The presentation also brought up some interesting things to think about in terms of the future. While many of us are not ready for machines and artificial intelligence to take over operating our networks, it appears to be a logical progression based on the path that we are on. Case in point: Infinera is also leveraging machine learning capabilities in our Transcend intelligent automation solutions, as we demonstrated in the Proof of Concept Showcase at MEF19 with CenturyLink and Telia Company.
If anyone is worried about ending up in the dystopian world of Skynet (from the Terminator movies), consider that intent-based networking (part of Networking 3.0) still requires humans to define what we want or expect the network to do, and then the machines use machine learning and artificial intelligence work to determine how to do it. In this way we can keep in control of things, as long as we know what we want…

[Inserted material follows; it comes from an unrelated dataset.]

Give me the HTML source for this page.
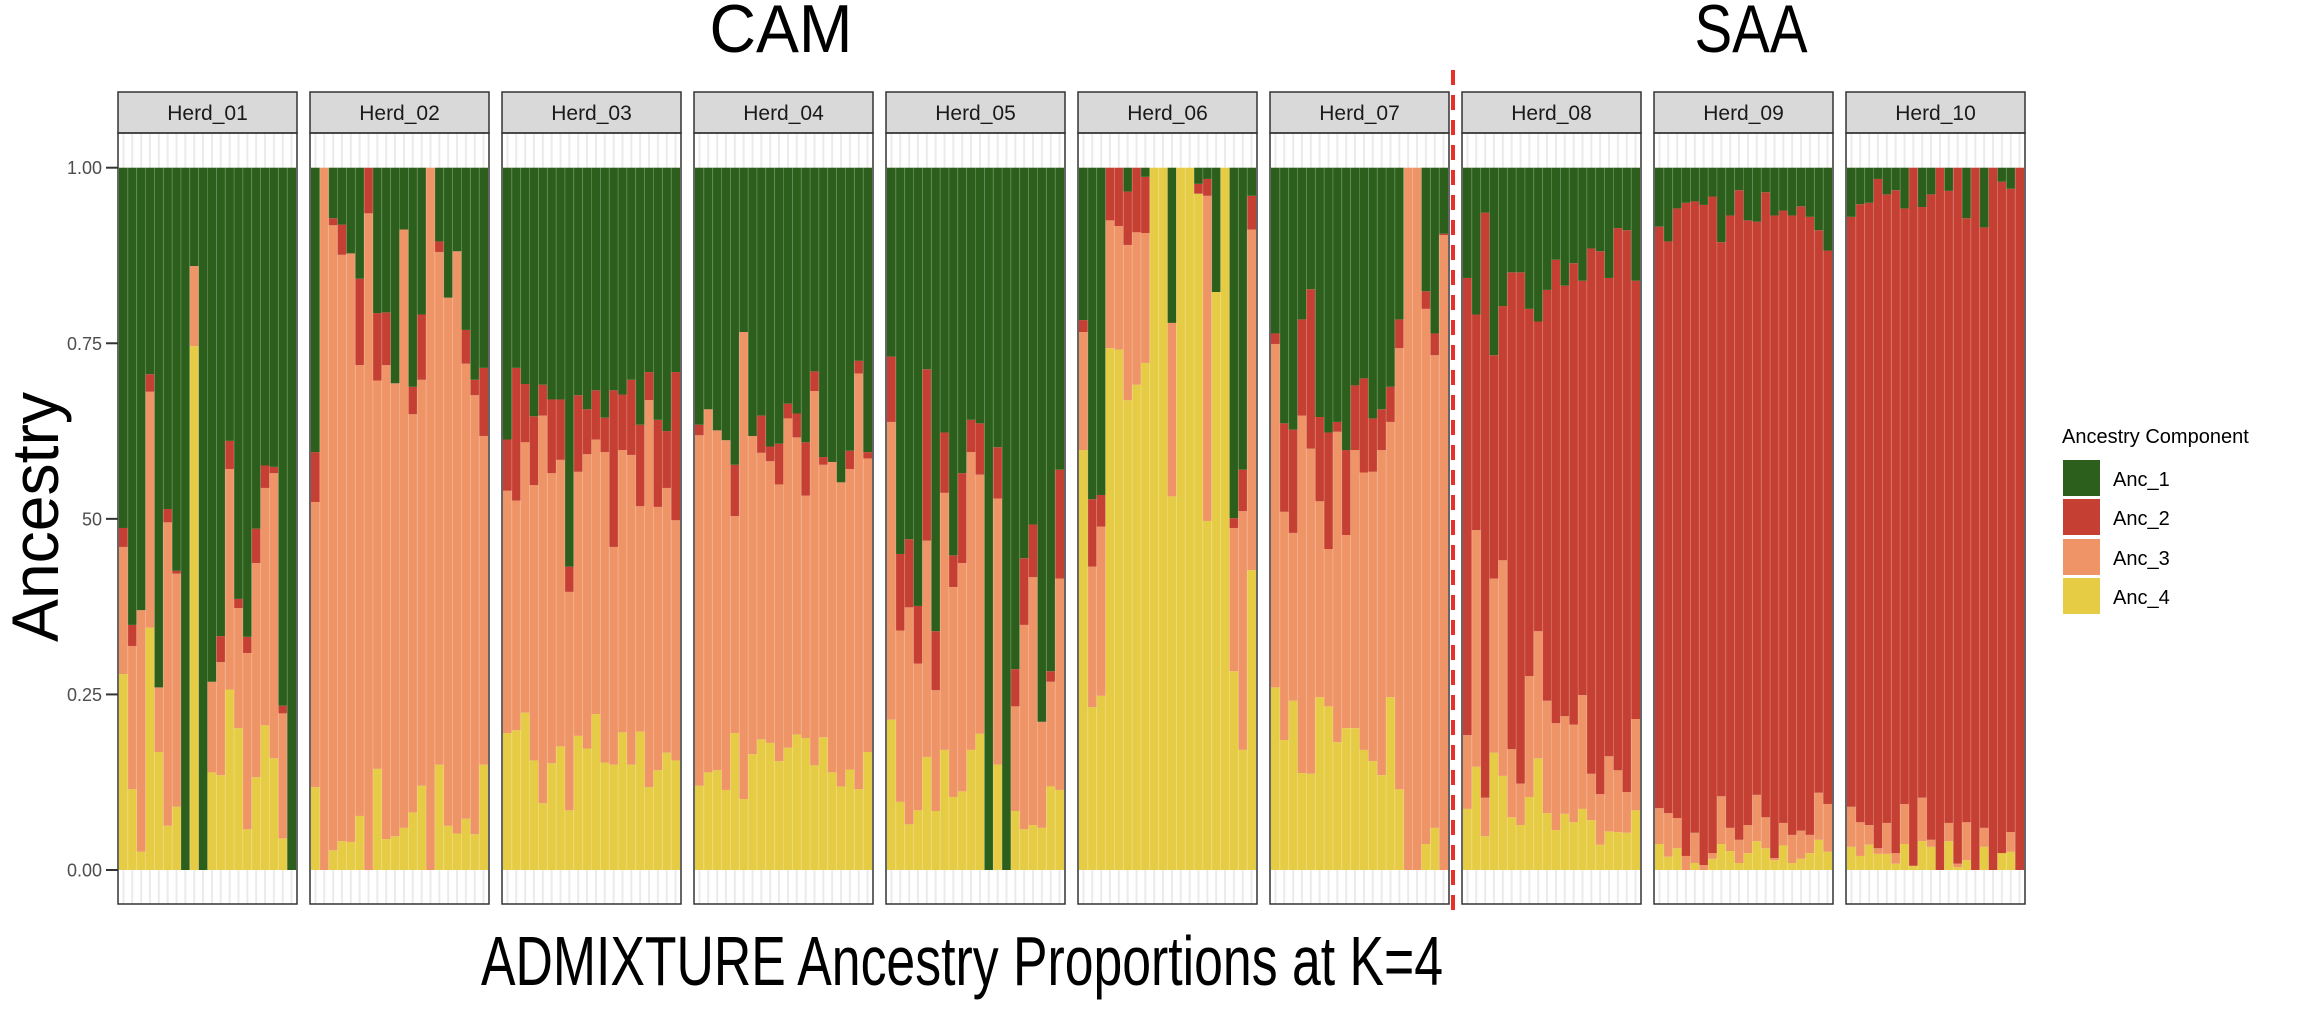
<!DOCTYPE html>
<html><head><meta charset="utf-8">
<style>
html,body{margin:0;padding:0;background:#fff;}
svg{display:block;font-family:"Liberation Sans",Arial,sans-serif;}
</style></head>
<body>
<svg id="c" width="2298" height="1009" viewBox="0 0 2298 1009" xmlns="http://www.w3.org/2000/svg">
<rect width="2298" height="1009" fill="#fff"/>
<text x="781" y="52" font-size="68" text-anchor="middle" textLength="143" lengthAdjust="spacingAndGlyphs">CAM</text>
<text x="1751" y="52" font-size="68" text-anchor="middle" textLength="113" lengthAdjust="spacingAndGlyphs">SAA</text>
<text x="962" y="985" font-size="70" text-anchor="middle" textLength="962" lengthAdjust="spacingAndGlyphs">ADMIXTURE Ancestry Proportions at K=4</text>
<text transform="translate(58,517) rotate(-90)" font-size="66" text-anchor="middle" textLength="250" lengthAdjust="spacingAndGlyphs">Ancestry</text>
<g id="g"></g>
<line x1="1453" y1="70" x2="1453" y2="912" stroke="#e8302a" stroke-width="4" stroke-dasharray="15,10"/>
<text x="2062" y="443" font-size="20">Ancestry Component</text>
<rect x="2063" y="460" width="37" height="36" fill="#2b5f1b"/>
<rect x="2063" y="499" width="37" height="36" fill="#c54033"/>
<rect x="2063" y="539" width="37" height="36" fill="#ee9466"/>
<rect x="2063" y="578" width="37" height="36" fill="#e6cc45"/>
<text x="2113" y="486" font-size="20">Anc_1</text>
<text x="2113" y="525" font-size="20">Anc_2</text>
<text x="2113" y="565" font-size="20">Anc_3</text>
<text x="2113" y="604" font-size="20">Anc_4</text>
</svg>
<script>
var D=[
[[.279,.460,.487],[.115,.319,.349],[.026,.370,.370],[.345,.681,.706],[.168,.26,.26],[.063,.495,.514],[.09,.422,.426],[0,0,0],[.746,.86,.86],[0,0,0],[.139,.268,.268],[.135,.296,.333],[.257,.571,.611],[.202,.373,.386],[.058,.309,.332],[.132,.437,.486],[.206,.544,.576],[.159,.565,.574],[.045,.223,.234],[0,0,0]],
[[.118,.524,.595],[0,1,1],[.028,.918,.928],[.041,.876,.919],[.04,.878,.878],[.077,.719,.842],[0,.935,1],[.144,.697,.793],[.044,.719,.794],[.048,.693,.693],[.06,.912,.912],[.082,.649,.688],[.12,.698,.791],[0,1,1],[.15,.880,.895],[.063,.815,.815],[.052,.881,.881],[.073,.721,.769],[.051,.676,.698],[.15,.618,.715]],
[[.195,.540,.613],[.199,.526,.715],[.224,.609,.692],[.156,.548,.646],[.095,.647,.691],[.152,.565,.670],[.176,.584,.670],[.085,.396,.432],[.191,.567,.676],[.173,.592,.656],[.222,.613,.683],[.153,.595,.644],[.150,.460,.683],[.196,.598,.677],[.150,.591,.698],[.197,.518,.634],[.118,.669,.709],[.142,.517,.641],[.167,.544,.625],[.156,.498,.709]],
[[.120,.619,.634],[.139,.656,.656],[.142,.626,.626],[.114,.612,.612],[.195,.504,.577],[.101,.766,.766],[.165,.618,.618],[.186,.594,.647],[.181,.582,.603],[.155,.549,.607],[.174,.643,.664],[.193,.616,.650],[.188,.533,.609],[.149,.682,.710],[.189,.577,.588],[.139,.581,.581],[.119,.552,.552],[.143,.571,.597],[.115,.707,.725],[.168,.586,.595]],
[[.214,.638,.731],[.097,.341,.450],[.065,.374,.471],[.085,.294,.376],[.161,.469,.713],[.084,.256,.340],[.171,.537,.623],[.104,.403,.448],[.112,.437,.565],[.171,.595,.641],[.194,.563,.636],[0,0,0],[.150,.529,.602],[0,0,0],[.084,.233,.286],[.058,.349,.444],[.064,.417,.492],[.06,.211,.211],[.119,.268,.283],[.114,.415,.570]],
[[.598,.766,.783],[.232,.432,.528],[.248,.489,.534],[.743,.925,1],[.741,.917,1],[.669,.890,.966],[.691,.908,1],[.722,.907,.987],[1,1,1],[1,1,1],[.532,.779,.779],[1,1,1],[1,1,1],[.963,.963,.977],[.497,.960,.984],[.823,.823,.823],[1,1,1],[.283,.487,.501],[.171,.511,.570],[.427,.912,.960]],
[[.260,.749,.764],[.185,.510,.636],[.241,.480,.627],[.138,.647,.784],[.137,.600,.827],[.246,.525,.645],[.233,.457,.623],[.182,.624,.638],[.202,.477,.598],[.202,.598,.690],[.171,.566,.700],[.155,.567,.643],[.135,.598,.656],[.246,.638,.688],[.115,.743,.784],[0,1,1],[0,1,1],[.037,.799,.824],[.06,.733,.764],[0,.904,.906]],
[[.087,.192,.843],[.147,.484,.791],[.048,.103,.936],[.167,.415,.733],[.134,.441,.803],[.075,.172,.851],[.064,.123,.851],[.104,.276,.799],[.159,.340,.781],[.081,.241,.826],[.057,.209,.869],[.08,.219,.832],[.068,.207,.864],[.087,.249,.839],[.071,.137,.885],[.036,.108,.881],[.055,.162,.843],[.054,.142,.914],[.053,.111,.911],[.085,.215,.839]],
[[.037,.088,.916],[.019,.081,.895],[.031,.074,.942],[0,.020,.950],[.010,.053,.952],[0,.007,.947],[.016,.024,.959],[.037,.105,.894],[.027,.06,.932],[.010,.043,.968],[.024,.064,.925],[.041,.107,.923],[.031,.075,.965],[.014,.017,.932],[.035,.067,.939],[.01,.05,.932],[.016,.056,.945],[.024,.05,.930],[.043,.11,.911],[.026,.094,.882]],
[[.033,.09,.930],[.02,.068,.948],[.036,.064,.950],[.023,.031,.984],[.023,.067,.962],[.009,.024,.968],[.037,.094,.942],[.006,.006,1],[.041,.103,.944],[.033,.043,.962],[0,0,1],[.041,.067,.967],[.004,.009,1],[.014,.068,.928],[0,0,1],[.033,.06,.915],[0,0,1],[.024,.024,.980],[.026,.054,.970],[0,0,1]]
];
var C=["#e6cc45","#ee9466","#c54033","#2b5f1b"];
var T=167.7,B=870,H=B-T,s="";
function Y(v){return T+(1-v)*H;}
for(var p=0;p<10;p++){
 var L=119+192*p,W=177,bw=W/20;
 s+='<rect x="'+L+'" y="133" width="'+W+'" height="'+(T-133)+'" fill="#fff"/>';
 s+='<rect x="'+L+'" y="'+B+'" width="'+W+'" height="'+(904-B)+'" fill="#fff"/>';
 for(var i=0;i<20;i++){
  var cx=L+bw*(i+0.5);
  s+='<line x1="'+cx+'" y1="133" x2="'+cx+'" y2="'+T+'" stroke="#ebebeb" stroke-width="2"/>';
  s+='<line x1="'+cx+'" y1="'+B+'" x2="'+cx+'" y2="904" stroke="#ebebeb" stroke-width="2"/>';
 }
 for(var i=0;i<20;i++){
  var d=D[p][i],x=L+bw*i,b=[0,d[0],d[1],d[2],1];
  for(var k=0;k<4;k++){
   var y1=Y(b[k+1]),y0=Y(b[k]);
   if(y0-y1>0.01) s+='<rect x="'+x.toFixed(2)+'" y="'+y1.toFixed(2)+'" width="'+bw.toFixed(2)+'" height="'+(y0-y1).toFixed(2)+'" fill="'+C[k]+'"/>';
  }
  if(i>0) s+='<line x1="'+x.toFixed(2)+'" y1="'+T+'" x2="'+x.toFixed(2)+'" y2="'+B+'" stroke="#ffffff" stroke-opacity="0.25" stroke-width="0.8"/>';
 }
 s+='<rect x="'+(L-1)+'" y="92" width="'+(W+2)+'" height="41" fill="#d9d9d9" stroke="#333" stroke-width="1.5"/>';
 s+='<text x="'+(L+W/2)+'" y="120" font-size="21" text-anchor="middle" fill="#1a1a1a">Herd_'+(p<9?'0':'')+(p+1)+'</text>';
 s+='<rect x="'+(L-1)+'" y="133" width="'+(W+2)+'" height="771" fill="none" stroke="#333" stroke-width="1.5"/>';
}
var tk=[[1,"1.00"],[.75,"0.75"],[.5,"50"],[.25,"0.25"],[0,"0.00"]];
for(var j=0;j<5;j++){var y=Y(tk[j][0]);
 s+='<line x1="106" y1="'+y+'" x2="118" y2="'+y+'" stroke="#333" stroke-width="2"/>';
 s+='<text x="102" y="'+(y+6.5)+'" font-size="18" text-anchor="end" fill="#4d4d4d">'+tk[j][1]+'</text>';}
document.getElementById("g").innerHTML=s;
</script>
</body></html>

I had great conversations with many network operators at the Beer and Gear session, and noted that my conversations were about equally balanced between Infinera’s Groove Network Disaggregation Platform, 800G ICE6 innovation, and DRX/CNOS disaggregated routing solution.
I will end with the thought that while there has been a great deal of innovation in networking, I suspect that we are still near the beginning of advancements in both networking hardware and software. One thing that I am sure of is that they will likely involve many people like the ones I meet at NANOG. I look forward to continuing our networking conversations in Boston June 1-3, 2020 for NANOG 79.